Boreholes to address water crisis
The development of the new and additional City of Windhoek borehole scheme has been planned to come in operation between the middle of December and the first quarter of 2017 to address the expected shortfall of water and to meet the demand of Central Areas in Namibia (CAN), according to a the Agriculture Ministry.
In a statement from the Minister of Agriculture, John Mutorwa, as well as a presentation by Water expert, Pedro Maritz on the Cabinet Committee Water Supply Security earlier this week, the move is in place when supply from the Von Bach dam together with the inflow from the Karst area will have to be reduced to 55 000 m3/week.
Mutorwa said the drilling program is well under way and the first 14 production boreholes, that will form the core of the supply system to come in operation by December, have already been drilled and tested.
Furthermore, he said contractors have also been appointed to do the required installation work and to link these boreholes with the existing supply network in and around Windhoek to be able to supply in the shortfall of water expected.

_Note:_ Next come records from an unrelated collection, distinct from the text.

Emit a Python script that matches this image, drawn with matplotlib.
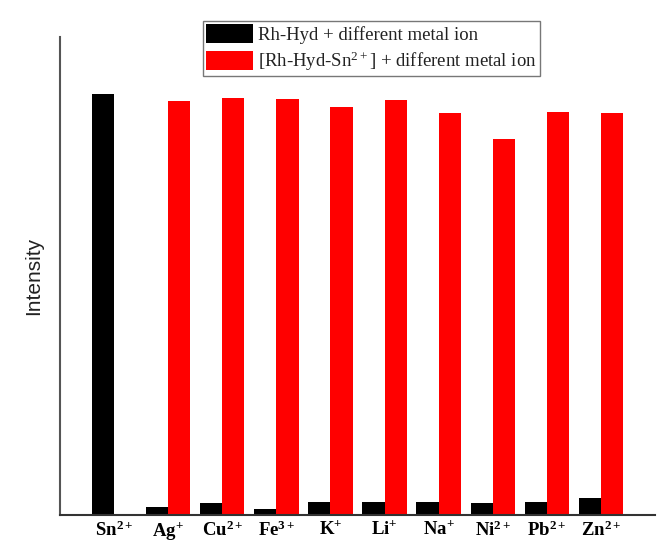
import matplotlib.pyplot as plt
import numpy as np

plt.rcParams['mathtext.fontset'] = 'custom'
plt.rcParams['mathtext.rm'] = 'Liberation Serif'
plt.rcParams['mathtext.it'] = 'Liberation Serif:italic'
plt.rcParams['mathtext.bf'] = 'Liberation Serif:bold'

ions = [r'Sn$^{\mathbf{2+}}$', r'Ag$^{\mathbf{+}}$', r'Cu$^{\mathbf{2+}}$', r'Fe$^{\mathbf{3+}}$',
        r'K$^{\mathbf{+}}$', r'Li$^{\mathbf{+}}$', r'Na$^{\mathbf{+}}$', r'Ni$^{\mathbf{2+}}$',
        r'Pb$^{\mathbf{2+}}$', r'Zn$^{\mathbf{2+}}$']
probe_only = [421, 7.5, 12, 6, 13, 13, 13, 12, 13, 17]
probe_sn = [0, 414, 417, 416, 408, 415, 402, 376, 403, 402]

x = np.arange(len(ions))
w = 0.41

fig = plt.figure(figsize=(6.59, 5.43), dpi=100)
ax = fig.add_axes([0.091, 0.052, 0.903, 0.880])

ax.bar(x - w / 2, probe_only, w, color='black', label='Rh-Hyd + different metal ion')
ax.bar(x + w / 2, probe_sn, w, color='#ff0000', label=r'[Rh-Hyd-Sn$^{2+}$] + different metal ion')

ax.set_xlim(-1, 10)
ax.set_ylim(0, 478)
ax.set_xticks(x)
ax.set_xticklabels(ions, fontfamily='Liberation Serif', fontweight='bold', fontsize=13.5)
ax.set_yticks([])
ax.tick_params(axis='x', length=0, pad=4)

for s in ['top', 'right']:
    ax.spines[s].set_visible(False)
ax.spines['left'].set_color('#555555')
ax.spines['bottom'].set_color('#333333')
ax.spines['left'].set_linewidth(1.5)
ax.spines['bottom'].set_linewidth(1.5)

ax.set_ylabel('Intensity', fontfamily='Liberation Sans', fontsize=15, color='#222222', labelpad=12)

leg = ax.legend(loc='upper center', bbox_to_anchor=(0.523, 1.033), fancybox=False,
                prop={'family': 'Liberation Serif', 'size': 13.5},
                handlelength=2.5, handleheight=1.2, handletextpad=0.3,
                borderpad=0.15, labelspacing=0.3, borderaxespad=0)
leg.get_frame().set_edgecolor('#555555')
leg.get_frame().set_linewidth(1.0)
for t in leg.get_texts():
    t.set_color('#222222')

fig.savefig('out.png', dpi=100)
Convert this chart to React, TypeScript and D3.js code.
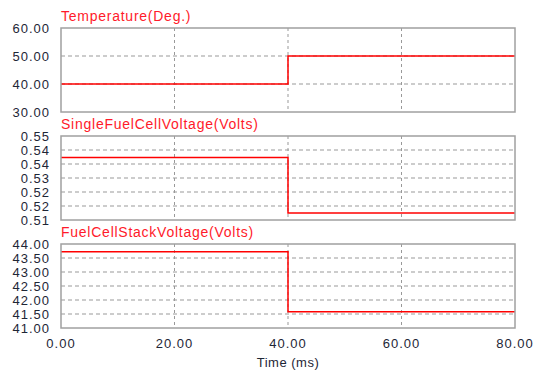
import React from "react";
import * as d3 from "d3";

// Step-change test: temperature raised at t = 40 ms
const timeMs = [0, 40, 80];
const temperature = [40, 50, 50];
const cellVoltage = [0.5398, 0.5133, 0.5133];
const stackVoltage = [43.72, 41.58, 41.58];

const xTicks = [0, 20, 40, 60, 80];
const panelTitles = [
  "Temperature(Deg.)",
  "SingleFuelCellVoltage(Volts)",
  "FuelCellStackVoltage(Volts)",
];
const panelDomains: [number, number][] = [
  [30, 60],
  [0.51, 0.55],
  [41, 44],
];
const panelDivisions = [3, 6, 6];
const xLabel = "Time (ms)";

const W = 534;
const H = 372;
const left = 61;
const right = 515;
const panelTops = [28, 136, 244];
const panelH = 84;
const font = "'Liberation Sans', Arial, sans-serif";

export default function App() {
  const x = d3.scaleLinear().domain([0, 80]).range([left, right]);
  const series = [temperature, cellVoltage, stackVoltage];

  return (
    <svg
      width={W}
      height={H}
      style={{ position: "absolute", left: 0, top: 0, background: "#fff" }}
    >
      {series.map((vals, p) => {
        const top = panelTops[p];
        const [lo, hi] = panelDomains[p];
        const y = d3.scaleLinear().domain([lo, hi]).range([top + panelH, top]);
        const n = panelDivisions[p];
        const yTicks = d3.range(n + 1).map((i) => lo + ((hi - lo) * i) / n);
        const line = d3
          .line<number>()
          .x((_, i) => x(timeMs[i]))
          .y((v) => y(v))
          .curve(d3.curveStepAfter);
        return (
          <g key={p}>
            <text
              x={left}
              y={top - 7.5}
              fill="#ff1a2a"
              fontFamily={font}
              fontSize={14}
              letterSpacing={0.75}
            >
              {panelTitles[p]}
            </text>
            {yTicks.slice(1, -1).map((t, i) => (
              <line
                key={"h" + i}
                x1={left}
                x2={right}
                y1={y(t)}
                y2={y(t)}
                stroke="#999"
                strokeWidth={1}
                strokeDasharray="4,3"
              />
            ))}
            {xTicks.slice(1, -1).map((t, i) => (
              <line
                key={"v" + i}
                x1={x(t)}
                x2={x(t)}
                y1={top}
                y2={top + panelH}
                stroke="#999"
                strokeWidth={1}
                strokeDasharray="3,3"
              />
            ))}
            <path d={line(vals) || ""} fill="none" stroke="#ff0000" strokeWidth={1.5} />
            <rect
              x={left}
              y={top}
              width={right - left}
              height={panelH}
              fill="none"
              stroke="#a0a0a0"
              strokeWidth={1.5}
            />
            {yTicks.map((t, i) => (
              <text
                key={"l" + i}
                x={50}
                y={y(t)}
                dy="0.36em"
                textAnchor="end"
                fill="#1e2636"
                fontFamily={font}
                fontSize={13}
                letterSpacing={1}
              >
                {d3.format(".2f")(t)}
              </text>
            ))}
          </g>
        );
      })}
      {xTicks.map((t, i) => (
        <text
          key={"x" + i}
          x={x(t)}
          y={348}
          textAnchor="middle"
          fill="#1e2636"
          fontFamily={font}
          fontSize={13}
          letterSpacing={1}
        >
          {d3.format(".2f")(t)}
        </text>
      ))}
      <text
        x={x(40)}
        y={367}
        textAnchor="middle"
        fill="#1e2636"
        fontFamily={font}
        fontSize={13}
        letterSpacing={0.5}
      >
        {xLabel}
      </text>
    </svg>
  );
}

“This emergency undertaking is on schedule and the bulk of the boreholes should come into operation by Dec 2016,” Mutorwa added.
Currently water sources that supply the Central Areas in Namibia, like the Omatako dam are already dry, while water levels in both the Von Bach and Swakoppoort dams are rapidly reaching their dead storage levels.
Meanwhile, in the report compiled by a technical committee it is suggested that water supply security, rivers or the ocean could be the country’s long term water solution.
According to, Maritz, pumping water from rivers and the ocean is a massive exercise, but the country has reached a point where water consumption is outstripping supply, hence the need for long-term solutions, despite City of Windhoek having placed water-saving measures to preserve water, residents still fail to meet the water targets.